Poster: Molecular & Cellular Plant-Microbe Interactions: MPMI
Aspartyl protease mediated cleavage of AtBAG6 triggers autophagy and fungal resistance in plants
Y. LI (1), M. Kabbage (2), M. Dickman (1) (1) Texas A&M University, U.S.A.; (2) University of Wisconsin-Madison, U.S.A.
The Bcl-2-associated-athanogene (BAG) family is an evolutionarily conserved group of co-chaperones that modulate numerous cellular processes. Previously we found that Arabidopsis BAG6 (AtBAG6) is required for basal immunity against the fungal phytopathogen Botrytis cinerea. However, the mechanism(s) by which AtBAG6 controls immunity are obscure. Here, we address this important question by determining the molecular mechanisms responsible for AtBAG6 mediated basal resistance. We show that AtBAG6 is cleaved in vivo in a caspase-1 like dependent manner, and via a combination of pull-downs, mass spectrometry, yeast-two-hybrid and chemical genomics, we demonstrate that AtBAG6 interacts with a C2-GRAM domain protein (AtBAGP1) and an aspartyl protease (AtAPCB1), both of which are required for AtBAG6 processing.
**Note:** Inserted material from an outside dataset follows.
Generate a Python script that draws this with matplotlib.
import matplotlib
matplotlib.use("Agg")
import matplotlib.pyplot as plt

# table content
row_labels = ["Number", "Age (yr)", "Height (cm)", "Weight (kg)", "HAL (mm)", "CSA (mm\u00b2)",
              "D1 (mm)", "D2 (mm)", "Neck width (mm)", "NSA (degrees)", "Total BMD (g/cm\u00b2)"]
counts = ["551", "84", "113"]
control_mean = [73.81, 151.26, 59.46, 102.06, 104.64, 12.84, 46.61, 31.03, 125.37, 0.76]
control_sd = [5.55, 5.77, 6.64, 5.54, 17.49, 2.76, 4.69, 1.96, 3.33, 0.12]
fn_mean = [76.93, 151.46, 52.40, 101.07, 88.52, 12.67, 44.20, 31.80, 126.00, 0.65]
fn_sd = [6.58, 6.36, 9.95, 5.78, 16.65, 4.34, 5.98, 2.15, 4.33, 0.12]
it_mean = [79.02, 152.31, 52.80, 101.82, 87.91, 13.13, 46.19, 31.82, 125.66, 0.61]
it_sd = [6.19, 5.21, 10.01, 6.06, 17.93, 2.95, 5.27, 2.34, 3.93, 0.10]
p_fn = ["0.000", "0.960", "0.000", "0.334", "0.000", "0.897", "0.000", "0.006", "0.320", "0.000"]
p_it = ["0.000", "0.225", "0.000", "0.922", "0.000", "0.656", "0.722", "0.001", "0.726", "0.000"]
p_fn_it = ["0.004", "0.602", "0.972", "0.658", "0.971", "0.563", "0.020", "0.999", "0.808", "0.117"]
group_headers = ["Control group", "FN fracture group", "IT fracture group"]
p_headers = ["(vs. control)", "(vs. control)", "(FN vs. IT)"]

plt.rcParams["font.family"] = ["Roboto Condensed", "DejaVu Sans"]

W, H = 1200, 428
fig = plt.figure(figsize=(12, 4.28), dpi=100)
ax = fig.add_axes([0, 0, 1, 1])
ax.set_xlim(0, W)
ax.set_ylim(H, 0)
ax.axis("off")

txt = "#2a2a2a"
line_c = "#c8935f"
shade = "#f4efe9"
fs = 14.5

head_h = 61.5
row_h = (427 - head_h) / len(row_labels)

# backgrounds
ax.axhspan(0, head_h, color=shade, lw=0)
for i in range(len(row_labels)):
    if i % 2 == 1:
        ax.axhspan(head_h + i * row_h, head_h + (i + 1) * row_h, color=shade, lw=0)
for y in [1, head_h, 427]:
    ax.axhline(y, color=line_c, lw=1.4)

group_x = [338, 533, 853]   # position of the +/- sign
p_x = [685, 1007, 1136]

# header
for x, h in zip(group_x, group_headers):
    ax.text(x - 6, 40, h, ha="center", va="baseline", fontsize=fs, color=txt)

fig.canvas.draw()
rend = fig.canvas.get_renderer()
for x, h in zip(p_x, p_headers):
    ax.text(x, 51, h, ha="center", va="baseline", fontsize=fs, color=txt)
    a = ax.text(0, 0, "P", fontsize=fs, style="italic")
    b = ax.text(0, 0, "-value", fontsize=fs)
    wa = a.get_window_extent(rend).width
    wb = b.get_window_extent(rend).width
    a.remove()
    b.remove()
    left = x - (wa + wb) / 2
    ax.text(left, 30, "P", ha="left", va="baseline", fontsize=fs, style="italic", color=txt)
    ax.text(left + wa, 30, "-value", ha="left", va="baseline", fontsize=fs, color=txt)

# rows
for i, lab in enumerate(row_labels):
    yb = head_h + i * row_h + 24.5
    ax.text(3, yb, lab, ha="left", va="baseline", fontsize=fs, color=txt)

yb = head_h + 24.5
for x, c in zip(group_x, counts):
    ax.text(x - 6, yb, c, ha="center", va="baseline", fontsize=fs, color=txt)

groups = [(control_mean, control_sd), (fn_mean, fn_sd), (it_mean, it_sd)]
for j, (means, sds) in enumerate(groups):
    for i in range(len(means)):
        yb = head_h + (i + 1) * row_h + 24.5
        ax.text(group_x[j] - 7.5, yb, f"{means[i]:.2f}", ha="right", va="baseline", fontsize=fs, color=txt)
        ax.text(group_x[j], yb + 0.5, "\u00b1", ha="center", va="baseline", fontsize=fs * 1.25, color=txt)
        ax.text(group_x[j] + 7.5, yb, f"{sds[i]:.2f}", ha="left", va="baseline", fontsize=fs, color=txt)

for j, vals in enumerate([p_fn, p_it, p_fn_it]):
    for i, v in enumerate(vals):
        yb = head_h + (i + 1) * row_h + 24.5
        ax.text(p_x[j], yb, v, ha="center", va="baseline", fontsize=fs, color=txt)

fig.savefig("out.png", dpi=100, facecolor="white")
Furthermore, fluorescence and transmission electron microscopy established that AtBAG6 cleavage triggers autophagy in the host that coincides with disease resistance. Targeted inactivation of AtBAGP1 or AtAPCB1 results in the blocking of AtBAG6 processing and loss of resistance. Mutation of the cleavage site blocks cleavage, inhibits autophagy and disease resistance is compromised. Taken together, these results couple an aspartyl protease with a molecular co-chaperone to trigger autophagy and plant defense, providing a key link between fungal recognition and the induction of cell death and resistance.